Depending on the course a student wishes to take, he or she may or may not need to take the eMAT. Students with sufficient SAT, ACT, and other scores may be able to enroll in math or math-based courses without taking the eMAT. Students should refer to the Requisites requirement listed for each math or math-based class in the Course Description. Enrolling in a math or math-based course for which a student is not prepared will not be beneficial and will cause frustration and lack of success.
By taking the ALEKS assessment, the student agrees to follow the University Honor Code and abide by the University’s Academic Appeal and Academic Misconduct Procedure as stated in the Student Handbook and the Schedule of Classes.
What is ALEKS?
ALEKS is a web-based program that uses artificial intelligence to map a student’s strengths and weaknesses. The Placement Assessment is up to 30 questions and generally takes 60-90 minutes to complete. After the Placement Assessment, an individualized Prep and Learning Module is available for students to refresh their knowledge on forgotten topics.
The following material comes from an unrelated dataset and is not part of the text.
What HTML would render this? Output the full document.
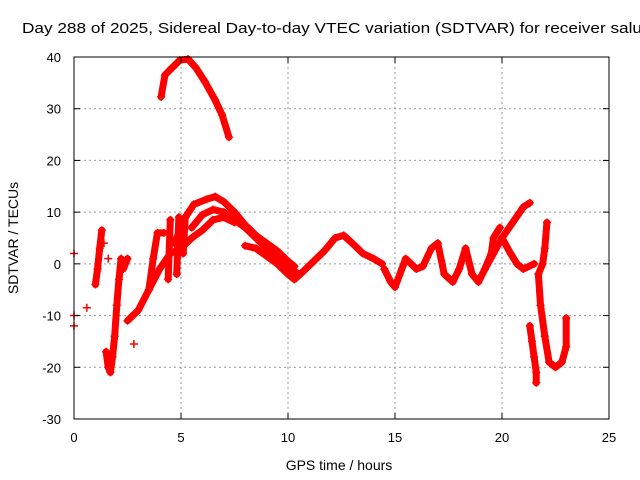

Students then have the opportunity to reassess and improve their placement.
ALEKS consists of three parts:
• An Initial Placement Assessment
• The Prep and Learning Module, an individualized, self-paced online review
• Access to 4 additional Placement Assessments
DBU encourages each student to spend time in the Prep and Learning Module, even if the desired score is achieved, because time spent in ALEKS will ultimately lead to better preparation and improved grades.
What is the purpose of placement testing? The Placement Assessment results will be used to determine the most appropriate courses for each student as they move forward with college coursework. After taking a Placement Assessment, students should meet with their advisor to review their results and enroll in the best classes based on their scores.
This is a “Placement Assessment,” not a test. The difference is that a Placement Assessment is designed to determine what a student knows and what a student needs to work on. At the end of the ALEKS Assessment, a student will have a much better sense of his or her strengths and weaknesses in math. Students then have a chance to brush up on topics that may have been forgotten or have not been practiced for some time.
It is important that the Placement Assessment is taken seriously and that each student give it an honest effort so that the Placement Assessment truly reflects the current level of knowledge and math preparedness. There is no benefit to cheating on the Placement Assessment – the only result will be that a student enrolls in a class that is too difficult or not challenging enough, potentially costing time and money. Therefore, while taking the Placement Assessment, students should not consult any outside sources for help (friends/family, internet searches, textbooks, notes etc.). The purpose of the Placement Assessment is to give an accurate measure of a student’s current mathematical knowledge state so that he/she will be successful in mathematics courses.
For more information about the eMAT, contact the College of Natural Sciences and Mathematics at 214-333-5303.
Computer Literacy Requirement
All DBU students are required to develop computer skills. The educated person of today must learn to handle computerized information, to identify the source of the information, to recognize its validity, to understand the assumptions that were made to generate the information, and to use the results to make decisions. DBU provides students the opportunity to begin building life-long skills for using the computer in a modern world.
Students will have access to computers for use in computer science and other courses which stress computer applications. These computers and computer software are in the Academic Computer Laboratory in the Collins Learning Center.